“Innovation, on the other hand, will come down to the speed at which businesses realize that zero-carbon electrons are becoming ever more abundant and less expensive. As I wrote last week, we already have moments in some grids when solar power supply exceeds total demand. That’s a challenge, but it’s also an opportunity, which I hope entrepreneurs and big enterprises alike are ready to capitalize on.
The next order of magnitude takes us from 10% to 100%, when the entirety of U.S. power generation comes from panels and turbines.

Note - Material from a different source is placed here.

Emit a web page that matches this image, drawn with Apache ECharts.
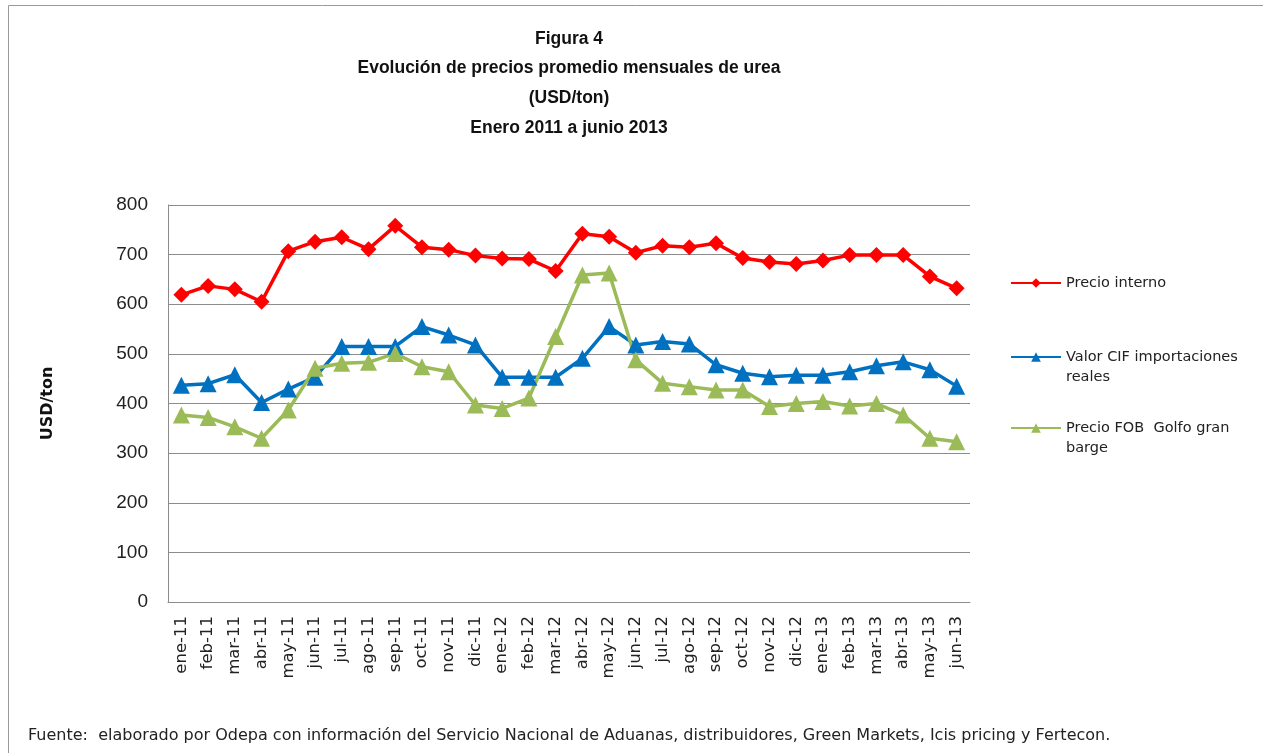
<!DOCTYPE html>
<html>
<head>
<meta charset="utf-8">
<script src="https://cdn.jsdelivr.net/npm/echarts@6/dist/echarts.min.js"></script>
<style>
  html, body { margin: 0; padding: 0; background: #fff; }
  #chart { width: 1263px; height: 753px; }
</style>
</head>
<body>
<div id="chart"></div>
<script>
var months = ['ene-11', 'feb-11', 'mar-11', 'abr-11', 'may-11', 'jun-11', 'jul-11', 'ago-11', 'sep-11', 'oct-11', 'nov-11', 'dic-11',
  'ene-12', 'feb-12', 'mar-12', 'abr-12', 'may-12', 'jun-12', 'jul-12', 'ago-12', 'sep-12', 'oct-12', 'nov-12', 'dic-12',
  'ene-13', 'feb-13', 'mar-13', 'abr-13', 'may-13', 'jun-13'];
var precioInterno = [619, 637, 630, 605, 707, 726, 735, 711, 758, 715, 710, 698, 692, 691, 667, 742,
  736, 704, 718, 715, 723, 693, 685, 681, 688, 699, 699, 699, 656, 632];
var valorCif = [437, 440, 458, 402, 429, 453, 515, 515, 515, 555, 538, 518, 453, 453, 453, 491,
  555, 518, 525, 520, 478, 461, 454, 457, 457, 464, 476, 484, 468, 435];
var precioFob = [377, 372, 353, 330, 387, 471, 481, 483, 501, 474, 464, 397, 390, 411, 535, 659,
  663, 488, 441, 434, 427, 427, 394, 400, 404, 395, 400, 377, 330, 323];
var yTicks = [0, 100, 200, 300, 400, 500, 600, 700, 800];

// leading blank line keeps the legend icon level with the first text line
var wrapNames = {
  'Precio interno': 'Precio interno',
  'Valor CIF importaciones reales': ' \nValor CIF importaciones\nreales',
  'Precio FOB  Golfo gran barge': ' \nPrecio FOB  Golfo gran\nbarge'
};

var chart = echarts.init(document.getElementById('chart'), null, { renderer: 'canvas' });
var gridColor = '#8c8c8c';

function legendAt(top, name) {
  return {
    orient: 'vertical',
    left: 1005,
    top: top,
    itemWidth: 50,
    itemHeight: 12,
    data: [name],
    textStyle: { fontFamily: 'DejaVu Sans', fontSize: 14.5, color: '#222', lineHeight: 20 },
    formatter: function(n) { return wrapNames[n]; }
  };
}

chart.setOption({
  animation: false,
  backgroundColor: '#fff',
  title: [
    {
      text: 'Figura 4\nEvolución de precios promedio mensuales de urea\n(USD/ton)\nEnero 2011 a junio 2013',
      left: 564, top: 19, textAlign: 'center',
      textStyle: { fontFamily: 'Liberation Sans', fontWeight: 'bold', fontSize: 17.5, lineHeight: 29.7, color: '#111' }
    },
    {
      text: 'Fuente:  elaborado por Odepa con información del Servicio Nacional de Aduanas, distribuidores, Green Markets, Icis pricing y Fertecon.',
      left: 23, top: 723,
      textStyle: { fontFamily: 'DejaVu Sans', fontWeight: 'normal', fontSize: 16, color: '#222' }
    }
  ],
  graphic: [
    { type: 'rect', shape: { x: 8.5, y: 5.5, width: 1300, height: 800 }, style: { fill: 'none', stroke: '#999', lineWidth: 1 }, silent: true }
  ],
  legend: [
    legendAt(268, 'Precio interno'),
    legendAt(322, 'Valor CIF importaciones reales'),
    legendAt(393, 'Precio FOB  Golfo gran barge')
  ],
  grid: { left: 168, right: 293, top: 205, bottom: 151, containLabel: false },
  xAxis: {
    type: 'category',
    data: months,
    boundaryGap: true,
    axisLine: { lineStyle: { color: gridColor, width: 1 } },
    axisTick: { show: false },
    axisLabel: { rotate: 90, interval: 0, fontFamily: 'DejaVu Sans', fontSize: 16.5, color: '#222', margin: 14 }
  },
  yAxis: {
    type: 'value',
    min: yTicks[0], max: yTicks[yTicks.length - 1], interval: 100,
    name: 'USD/ton',
    nameLocation: 'middle',
    nameGap: 112,
    nameRotate: 90,
    nameTextStyle: { fontFamily: 'DejaVu Sans', fontWeight: 'bold', fontSize: 16, color: '#111' },
    axisLine: { show: true, lineStyle: { color: gridColor, width: 1 } },
    axisTick: { show: false },
    axisLabel: { fontFamily: 'Liberation Sans', fontSize: 19, color: '#222', margin: 20 },
    splitLine: { lineStyle: { color: gridColor, width: 1 } }
  },
  series: [
    {
      name: 'Precio interno', type: 'line', data: precioInterno,
      symbol: 'diamond', symbolSize: 16,
      lineStyle: { color: '#ff0000', width: 3.5 },
      itemStyle: { color: '#ff0000' }
    },
    {
      name: 'Valor CIF importaciones reales', type: 'line', data: valorCif,
      symbol: 'triangle', symbolSize: 17,
      lineStyle: { color: '#0070c0', width: 3.5 },
      itemStyle: { color: '#0070c0' }
    },
    {
      name: 'Precio FOB  Golfo gran barge', type: 'line', data: precioFob,
      symbol: 'triangle', symbolSize: 17,
      lineStyle: { color: '#9bbb59', width: 3.5 },
      itemStyle: { color: '#9bbb59' }
    }
  ]
});
window.addEventListener('resize', function() { chart.resize(); });
</script>
</body>
</html>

Wind and solar are now playing for the remaining 90% of the U.S. power mix. They won’t ever reach 100%, but they will force every other energy source—including natural gas—into whatever corner of the market they haven’t filled. In doing so, wind and solar will also compete with each other. That will create a country-sized opportunity to experiment with innovative ways to use all those new electrons.”

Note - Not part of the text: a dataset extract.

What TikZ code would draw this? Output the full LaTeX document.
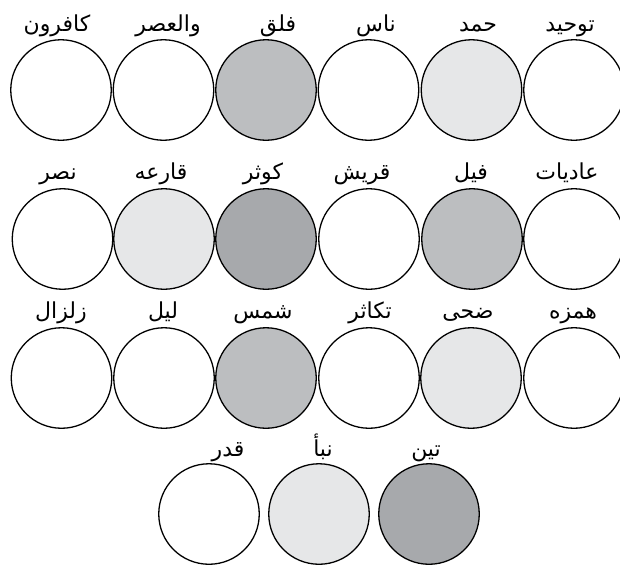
\documentclass[tikz,border=0pt]{standalone}
\usepackage{fontspec}
\newfontfamily\arabicfont[Script=Arabic]{DejaVu Sans}
\TeXXeTstate=1
\definecolor{gmid}{HTML}{BCBEC0}
\definecolor{glight}{HTML}{E6E7E8}
\definecolor{gdark}{HTML}{A7A9AC}
\tikzset{
  disc/.style={circle, draw=black, line width=1.3pt, minimum size=100.5pt, inner sep=0pt},
  lbl/.style={anchor=base, inner sep=0pt, font=\arabicfont\fontsize{22}{26}\selectfont},
}
\newcommand{\ar}[1]{\beginR #1\endR}
\begin{document}
\begin{tikzpicture}[x=1pt,y=-1pt]
\useasboundingbox (0,0) rectangle (620,566);
\clip (0,0) rectangle (620,566);
% row 1
\node[disc, fill=white]  (c11) at (61,90) {};
\node[disc, fill=white]  (c12) at (163.5,90) {};
\node[disc, fill=gmid]   (c13) at (266,90) {};
\node[disc, fill=white]  (c14) at (368.5,90) {};
\node[disc, fill=glight] (c15) at (471.5,90) {};
\node[disc, fill=white]  (c16) at (574,90) {};
\node[lbl] (l11) at (57,31) {\ar{كافرون}};
\node[lbl] (l12) at (168,31) {\ar{والعصر}};
\node[lbl] (l13) at (278,31) {\ar{فلق}};
\node[lbl] (l14) at (376,31) {\ar{ناس}};
\node[lbl] (l15) at (478,31) {\ar{حمد}};
\node[lbl] (l16) at (570,31) {\ar{توحيد}};
% row 2
\node[disc, fill=white]  (c21) at (62.5,239) {};
\node[disc, fill=glight] (c22) at (164,239) {};
\node[disc, fill=gdark]  (c23) at (266,239) {};
\node[disc, fill=white]  (c24) at (369,239) {};
\node[disc, fill=gmid]   (c25) at (472,239) {};
\node[disc, fill=white]  (c26) at (574,239) {};
\node[lbl] (l21) at (58,179) {\ar{نصر}};
\node[lbl] (l22) at (161,179) {\ar{قارعه}};
\node[lbl] (l23) at (263,179) {\ar{كوثر}};
\node[lbl] (l24) at (362,179) {\ar{قريش}};
\node[lbl] (l25) at (471,179) {\ar{فيل}};
\node[lbl] (l26) at (567,179) {\ar{عاديات}};
% row 3
\node[disc, fill=white]  (c31) at (61.5,378) {};
\node[disc, fill=white]  (c32) at (164,378) {};
\node[disc, fill=gmid]   (c33) at (266,378) {};
\node[disc, fill=white]  (c34) at (369,378) {};
\node[disc, fill=glight] (c35) at (471,378) {};
\node[disc, fill=white]  (c36) at (574,378) {};
\node[lbl] (l31) at (61,318) {\ar{زلزال}};
\node[lbl] (l32) at (163,318) {\ar{ليل}};
\node[lbl] (l33) at (263,318) {\ar{شمس}};
\node[lbl] (l34) at (370,318) {\ar{تكاثر}};
\node[lbl] (l35) at (468,318) {\ar{ضحى}};
\node[lbl] (l36) at (573,318) {\ar{همزه}};
% row 4
\node[disc, fill=white]  (c41) at (209,514) {};
\node[disc, fill=glight] (c42) at (319,514) {};
\node[disc, fill=gdark]  (c43) at (429,514) {};
\node[lbl] (l41) at (228,456) {\ar{قدر}};
\node[lbl] (l42) at (323,456) {\ar{نبأ}};
\node[lbl] (l43) at (426,456) {\ar{تين}};
\end{tikzpicture}
\end{document}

So why does this matter in the grand scheme of things? When wind and solar are competing and working together to power big industry, then innovation must occur. This is why we will continue to see battery storage and coupling solutions, AI and blockchain technologies, and startups with innovative monitoring and management systems of these power grids gain momentum and investment. Recently, a prominent investor told me he saw the future for solar in big wattage in bulk at low cost from foreign module makers. Already, we at Power Guru, are using these very modules! As a solar installer, we expect to get word on a new module with higher wattage every other month. This innovation will only grow and become more and more efficient, to continue to bring down the cost of solar and increase the demand.